-- begin --
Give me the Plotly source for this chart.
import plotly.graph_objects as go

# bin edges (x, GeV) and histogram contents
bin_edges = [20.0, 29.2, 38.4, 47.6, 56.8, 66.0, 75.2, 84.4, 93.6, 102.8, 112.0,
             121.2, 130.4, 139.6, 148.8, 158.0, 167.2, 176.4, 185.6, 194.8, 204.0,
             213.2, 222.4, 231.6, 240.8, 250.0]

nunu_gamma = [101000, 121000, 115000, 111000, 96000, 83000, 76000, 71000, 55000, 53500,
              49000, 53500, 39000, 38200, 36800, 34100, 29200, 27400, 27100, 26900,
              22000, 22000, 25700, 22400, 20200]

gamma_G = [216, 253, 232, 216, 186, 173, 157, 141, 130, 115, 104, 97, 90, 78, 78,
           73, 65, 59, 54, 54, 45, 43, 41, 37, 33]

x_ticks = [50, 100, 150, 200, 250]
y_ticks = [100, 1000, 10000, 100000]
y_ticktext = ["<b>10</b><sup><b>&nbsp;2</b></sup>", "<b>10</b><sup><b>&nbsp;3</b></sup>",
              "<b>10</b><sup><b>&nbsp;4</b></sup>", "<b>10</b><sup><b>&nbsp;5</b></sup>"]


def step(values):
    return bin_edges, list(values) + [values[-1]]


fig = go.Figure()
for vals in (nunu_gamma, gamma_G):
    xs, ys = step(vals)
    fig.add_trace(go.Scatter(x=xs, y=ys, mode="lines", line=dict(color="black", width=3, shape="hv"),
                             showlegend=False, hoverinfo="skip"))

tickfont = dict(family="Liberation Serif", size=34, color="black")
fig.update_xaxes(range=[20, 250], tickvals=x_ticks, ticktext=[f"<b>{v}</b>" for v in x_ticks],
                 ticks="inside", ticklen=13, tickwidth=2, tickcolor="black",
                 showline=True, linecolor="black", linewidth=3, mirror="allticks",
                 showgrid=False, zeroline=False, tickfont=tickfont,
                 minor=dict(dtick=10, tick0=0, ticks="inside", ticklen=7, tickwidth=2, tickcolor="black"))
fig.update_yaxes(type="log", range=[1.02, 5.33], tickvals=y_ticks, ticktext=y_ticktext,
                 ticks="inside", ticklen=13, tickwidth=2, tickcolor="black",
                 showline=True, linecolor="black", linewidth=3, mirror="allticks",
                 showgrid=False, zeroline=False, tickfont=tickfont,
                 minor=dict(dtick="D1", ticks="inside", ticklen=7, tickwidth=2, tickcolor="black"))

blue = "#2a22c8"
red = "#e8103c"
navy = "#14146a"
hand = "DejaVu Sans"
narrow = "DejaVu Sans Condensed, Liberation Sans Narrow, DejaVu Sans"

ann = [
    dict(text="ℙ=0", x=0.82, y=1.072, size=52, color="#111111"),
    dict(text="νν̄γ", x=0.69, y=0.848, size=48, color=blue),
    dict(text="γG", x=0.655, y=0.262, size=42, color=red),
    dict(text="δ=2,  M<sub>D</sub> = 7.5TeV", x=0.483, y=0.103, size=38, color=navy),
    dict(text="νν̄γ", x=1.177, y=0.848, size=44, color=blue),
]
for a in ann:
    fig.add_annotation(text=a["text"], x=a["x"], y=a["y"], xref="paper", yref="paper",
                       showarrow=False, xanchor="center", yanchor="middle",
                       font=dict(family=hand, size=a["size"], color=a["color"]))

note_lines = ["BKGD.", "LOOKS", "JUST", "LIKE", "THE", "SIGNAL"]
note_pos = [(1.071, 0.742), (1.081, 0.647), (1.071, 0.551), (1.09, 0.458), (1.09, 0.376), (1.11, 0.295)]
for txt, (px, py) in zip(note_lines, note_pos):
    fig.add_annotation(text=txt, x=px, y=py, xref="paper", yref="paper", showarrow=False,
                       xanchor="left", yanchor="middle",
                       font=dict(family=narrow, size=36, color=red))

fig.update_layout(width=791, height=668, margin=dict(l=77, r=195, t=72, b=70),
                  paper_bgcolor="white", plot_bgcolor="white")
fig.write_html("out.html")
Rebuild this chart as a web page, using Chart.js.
-- end --
Given task => Your output should consist solely of the lines from the beginning of the entries through the line containing "return bin_edges, list(values)", reproduced exactly.

Solution =>
Give me the Plotly source for this chart.
import plotly.graph_objects as go

# bin edges (x, GeV) and histogram contents
bin_edges = [20.0, 29.2, 38.4, 47.6, 56.8, 66.0, 75.2, 84.4, 93.6, 102.8, 112.0,
             121.2, 130.4, 139.6, 148.8, 158.0, 167.2, 176.4, 185.6, 194.8, 204.0,
             213.2, 222.4, 231.6, 240.8, 250.0]

nunu_gamma = [101000, 121000, 115000, 111000, 96000, 83000, 76000, 71000, 55000, 53500,
              49000, 53500, 39000, 38200, 36800, 34100, 29200, 27400, 27100, 26900,
              22000, 22000, 25700, 22400, 20200]

gamma_G = [216, 253, 232, 216, 186, 173, 157, 141, 130, 115, 104, 97, 90, 78, 78,
           73, 65, 59, 54, 54, 45, 43, 41, 37, 33]

x_ticks = [50, 100, 150, 200, 250]
y_ticks = [100, 1000, 10000, 100000]
y_ticktext = ["<b>10</b><sup><b>&nbsp;2</b></sup>", "<b>10</b><sup><b>&nbsp;3</b></sup>",
              "<b>10</b><sup><b>&nbsp;4</b></sup>", "<b>10</b><sup><b>&nbsp;5</b></sup>"]


def step(values):
    return bin_edges, list(values) + [values[-1]]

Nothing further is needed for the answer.